> _Do this_: Check each line of the material. Copy those containing "chart".

> _Dataset_:
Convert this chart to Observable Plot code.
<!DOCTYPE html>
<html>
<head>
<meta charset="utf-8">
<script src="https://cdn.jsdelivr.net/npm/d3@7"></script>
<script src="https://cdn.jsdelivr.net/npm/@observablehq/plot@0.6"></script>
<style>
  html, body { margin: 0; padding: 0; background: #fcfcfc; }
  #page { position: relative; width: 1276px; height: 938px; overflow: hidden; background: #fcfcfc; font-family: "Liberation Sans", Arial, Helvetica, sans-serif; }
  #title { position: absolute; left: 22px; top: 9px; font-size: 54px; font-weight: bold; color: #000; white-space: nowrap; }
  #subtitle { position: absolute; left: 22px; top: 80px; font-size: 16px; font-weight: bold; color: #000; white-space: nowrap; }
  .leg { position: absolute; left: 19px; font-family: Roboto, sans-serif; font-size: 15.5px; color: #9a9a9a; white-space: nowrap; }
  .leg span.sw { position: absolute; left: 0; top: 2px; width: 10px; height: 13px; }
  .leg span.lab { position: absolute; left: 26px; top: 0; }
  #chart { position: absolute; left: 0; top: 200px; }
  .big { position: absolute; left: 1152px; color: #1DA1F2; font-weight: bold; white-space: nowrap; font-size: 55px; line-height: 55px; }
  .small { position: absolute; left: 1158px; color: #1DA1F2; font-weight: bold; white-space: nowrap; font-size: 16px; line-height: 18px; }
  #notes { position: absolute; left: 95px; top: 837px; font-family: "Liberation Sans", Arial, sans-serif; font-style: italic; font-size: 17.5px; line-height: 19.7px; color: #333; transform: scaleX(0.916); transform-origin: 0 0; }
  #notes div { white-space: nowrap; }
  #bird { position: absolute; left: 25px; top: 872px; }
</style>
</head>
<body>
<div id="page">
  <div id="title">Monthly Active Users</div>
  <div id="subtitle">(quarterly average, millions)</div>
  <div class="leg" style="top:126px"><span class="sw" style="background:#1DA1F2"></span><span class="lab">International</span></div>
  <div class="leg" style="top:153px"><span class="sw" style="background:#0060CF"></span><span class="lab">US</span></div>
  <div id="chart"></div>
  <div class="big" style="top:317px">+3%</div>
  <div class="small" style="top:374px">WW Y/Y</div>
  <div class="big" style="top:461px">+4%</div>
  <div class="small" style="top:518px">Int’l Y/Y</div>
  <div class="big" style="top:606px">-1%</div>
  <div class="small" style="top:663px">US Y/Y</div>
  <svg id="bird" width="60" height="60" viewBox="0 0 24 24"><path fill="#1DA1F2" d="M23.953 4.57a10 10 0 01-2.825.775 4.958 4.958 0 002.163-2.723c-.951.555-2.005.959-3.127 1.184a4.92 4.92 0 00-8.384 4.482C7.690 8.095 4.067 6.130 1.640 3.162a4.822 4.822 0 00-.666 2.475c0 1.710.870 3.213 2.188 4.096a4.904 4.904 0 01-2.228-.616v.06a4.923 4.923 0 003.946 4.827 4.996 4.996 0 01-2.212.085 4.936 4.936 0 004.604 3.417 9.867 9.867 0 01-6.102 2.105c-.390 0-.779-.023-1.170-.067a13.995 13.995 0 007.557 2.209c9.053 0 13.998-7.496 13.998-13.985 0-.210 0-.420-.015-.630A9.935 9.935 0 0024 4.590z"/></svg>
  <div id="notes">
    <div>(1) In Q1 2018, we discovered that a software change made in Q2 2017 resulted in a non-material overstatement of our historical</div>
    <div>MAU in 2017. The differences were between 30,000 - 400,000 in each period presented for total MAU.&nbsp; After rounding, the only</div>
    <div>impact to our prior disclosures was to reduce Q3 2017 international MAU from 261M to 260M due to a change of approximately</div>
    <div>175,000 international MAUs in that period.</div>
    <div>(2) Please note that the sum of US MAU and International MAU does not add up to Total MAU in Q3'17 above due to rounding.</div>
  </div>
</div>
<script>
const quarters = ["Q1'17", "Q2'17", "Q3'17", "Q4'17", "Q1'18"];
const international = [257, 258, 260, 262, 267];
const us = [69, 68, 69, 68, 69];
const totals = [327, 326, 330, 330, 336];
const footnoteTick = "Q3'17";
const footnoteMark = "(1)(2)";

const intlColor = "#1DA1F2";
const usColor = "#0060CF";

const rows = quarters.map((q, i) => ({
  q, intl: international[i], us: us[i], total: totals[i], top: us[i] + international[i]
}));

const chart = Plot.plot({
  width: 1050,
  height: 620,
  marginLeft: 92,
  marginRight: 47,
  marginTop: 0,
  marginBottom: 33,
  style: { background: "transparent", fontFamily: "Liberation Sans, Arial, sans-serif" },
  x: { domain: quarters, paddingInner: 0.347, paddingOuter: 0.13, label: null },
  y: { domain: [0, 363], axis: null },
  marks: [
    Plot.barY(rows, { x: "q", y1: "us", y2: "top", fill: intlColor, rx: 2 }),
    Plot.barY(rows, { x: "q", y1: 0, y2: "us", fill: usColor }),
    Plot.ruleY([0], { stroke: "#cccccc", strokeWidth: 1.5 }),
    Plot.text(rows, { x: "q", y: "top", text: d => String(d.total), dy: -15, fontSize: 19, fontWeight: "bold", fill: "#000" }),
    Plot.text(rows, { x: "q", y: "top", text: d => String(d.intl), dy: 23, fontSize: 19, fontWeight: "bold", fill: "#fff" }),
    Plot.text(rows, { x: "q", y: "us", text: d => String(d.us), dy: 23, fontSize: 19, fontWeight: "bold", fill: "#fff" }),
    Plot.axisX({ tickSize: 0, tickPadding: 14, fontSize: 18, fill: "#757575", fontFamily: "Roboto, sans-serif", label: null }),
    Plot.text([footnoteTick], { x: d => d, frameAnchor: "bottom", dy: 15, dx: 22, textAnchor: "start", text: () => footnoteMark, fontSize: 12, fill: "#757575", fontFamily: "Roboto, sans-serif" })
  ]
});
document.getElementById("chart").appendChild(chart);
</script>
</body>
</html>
...
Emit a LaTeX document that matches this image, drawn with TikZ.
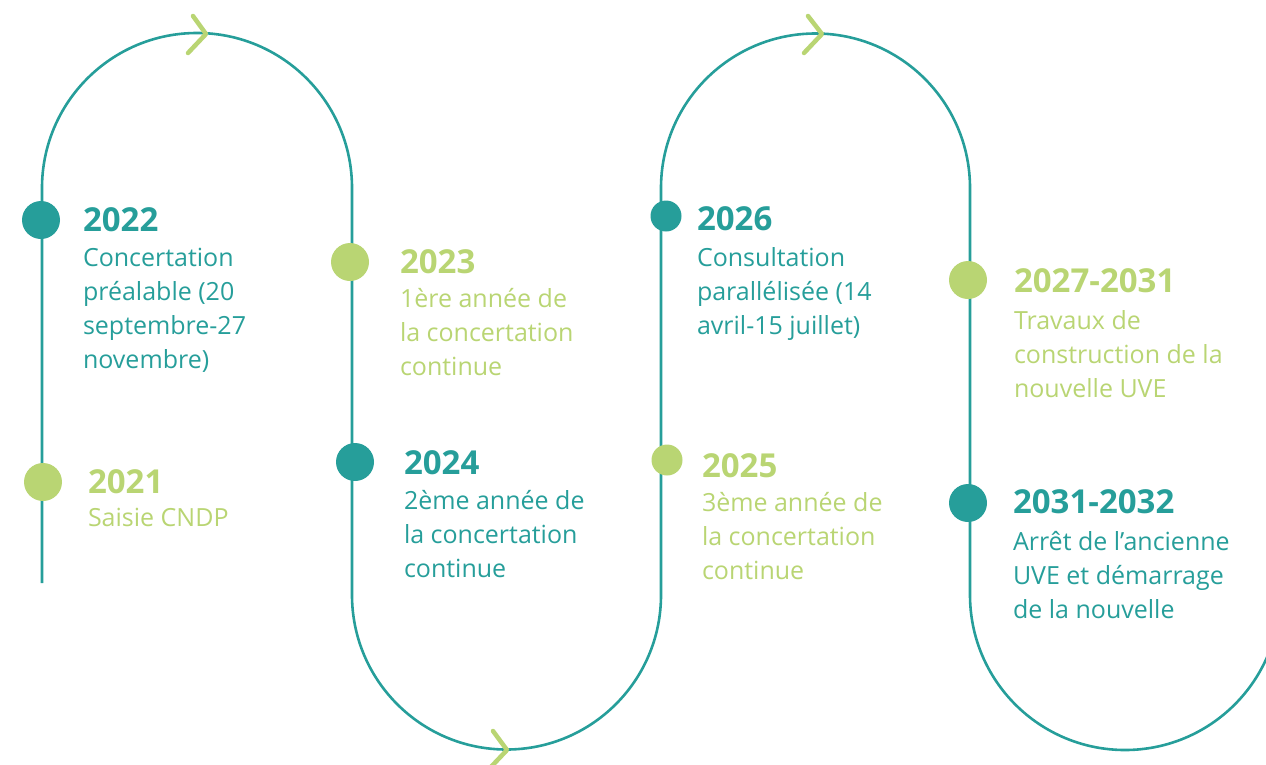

> _Answer to this exercise_:
Convert this chart to Observable Plot code.
  #chart { position: absolute; left: 0; top: 200px; }
  <div id="chart"></div>
const chart = Plot.plot({
document.getElementById("chart").appendChild(chart);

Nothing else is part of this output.